Hsin Hsiao-ling, Hsin Hsiao-hung and Liu Yang, respective principals of the orchestra’s gaohu, erhu and zhonghu sections, had earlier criticised the orchestra of poor governance and artistic direction in a public press conference on January 25. They called for the resignation of both artistic director Yan Hui-Chang and executive director Celina Chins. A special commission was formed to investigate the allegations, but after three failed attempts to speak to the three musicians behind closed doors, the Council of the orchestra decided to cut ties with the three.

According to Kenneth Chan, the three received text messages and letters signed by Executive Director Chin Man-Wah in the morning, notifying them their contracts would be terminated by immediate effect. The content of the notifications explained their respective compensation packages and demanded they clear their lockers by 27th February, but did not offer any explanation to their dismission.

Burned bridges

The Chinese Orchestra later issued a press release titled “After losing all trust with the three principals, the Chinese Orchestra reluctantly terminates their employment contract”. The press release claimed that after many failed attempts to hold talks with the three, the principals “clearly did not have the good faith nor the confidence to communicate with the commission”. It also stated that the three principals’ crusade to “save the orchestra”, left fellow musicians in the orchestra “puzzled” and “with resentment”.

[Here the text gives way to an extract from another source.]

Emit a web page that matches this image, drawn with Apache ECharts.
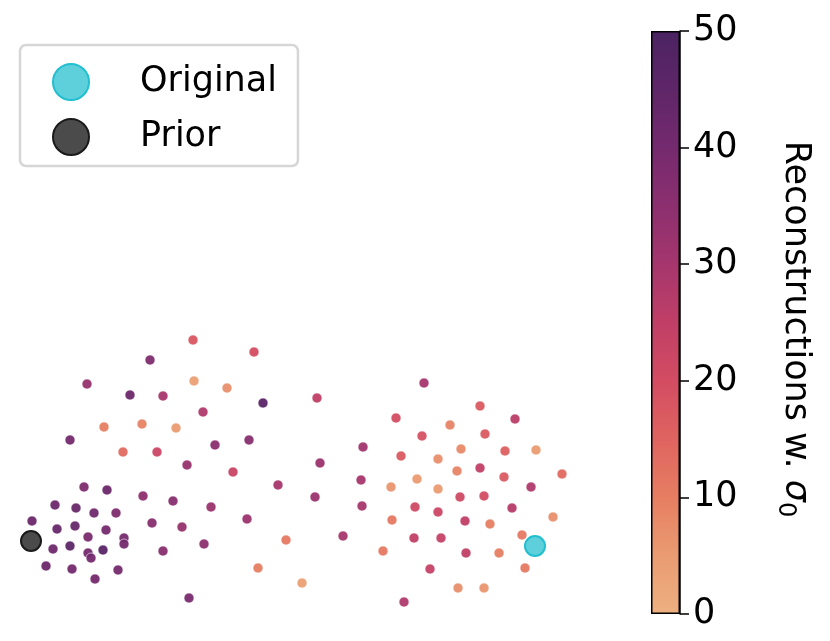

The document stated that, after long discussions within the council, it was decided “all trust and capacity to cooperate had been lost, and three principals’ contracts would be terminated, and that the council was “forced to do so under the premise of safeguarding the overall interests of the orchestra”.

He says, she says

In the press conference today, Hsin Hsiao-ling hit back at the allegations stated in the press release, claiming they were refused entrance during the first attempted meeting on 9th February, because they insisted on bringing in a lawyer to ensure the talks were fair. According to Hsin Hsiao-ling, the second meeting on Wednesday failed solely due to scheduling conflicts, where the two parties agreed to meet the next Friday. Then on 13th of February, the lawyer the three brought to the meeting was again refused entrance, leaving the three to attend the meeting, where they left in protest against the allegedly “unfair” meetings. The three accused the special commision of lacking transparency and independence, as it was formed by members of the current council.

Set the stage

Kenneth Chan claimed that the three principals had evidence to back up their accusations against the management of the orchestra, but wished to present them only when a fair and transparent platform is available. He also stated his wishes to organise a meeting with Secretary for Home Affairs Tsang Tak-Sing, who has shown concern for the incident but has not been directly involved so far.

The three principals said they would seek legal advice to confirm if they have grounds to appeal the termination of their employment. The employment agreement within the Chinese Orchestra allows appeal for termination with 14 days.

Publically funded

The Chinese Orchestra was established in 1977 and became an independent body under the management of the Hong Kong Chinese Orchestra Limited in 2001. The current chair of the council Dr Carlye Tsui, has been in this position for consecutive years since 2001 except for 2007 and 2008. During those exception, Dr Tsui was a member of the council and vice chair respectively.

Despite being a limited company, the orchestra is still funded by public funds under the Home Affairs Bureau. During the 2013-2014 fiscal year, Government subsidies made up 80% of the orchestra’s revenue, amounting to over 58 million Hong Kong dollars. The Chinese Orchestra will receive a total funding of 62.5 million Hong Kong dollars from the Home Affairs Bureau this year.